You mention that through the insertion of Costello as the “author” of Paul Rayment’s life, “Coetzee shatters the reader’s belief in [his] reality.” The totality of her role is as mystifying to the reader as it is to Paul. It is interesting to note that while Costello not only knows everything about Paul, she also knows everything about the other characters surrounding Paul’s current life. It is, however, only Paul that is concerned with how and why she has all her information.
Another facet of this “Costello situation” that I find fascinating is her rejection by Paul at the end. What does this signify? It somehow seems synonymous with the idea/fact that it is the winner, or at least always someone else, who writes one’s story and therefore history. It also seems didactic in nature, urging the rejection ideological illusions for the pursuit of some sort of heart and truth.

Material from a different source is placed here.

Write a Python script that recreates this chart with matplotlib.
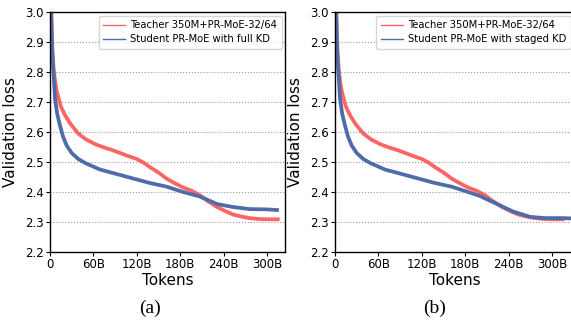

One other thought I have is related to this idea, but more directly concerns Paul’s collection of photographs. While he claims that they will be donated in order to preserve the history of others, it seems strange that he wishes to wait until he dies to do so. By waiting, by leaving them in his will, he is structuring his own final line in his personal narration, thereby placing the weight of importance more heavily on his own story than on the story/history that his collection will provide for the others he wants remembered.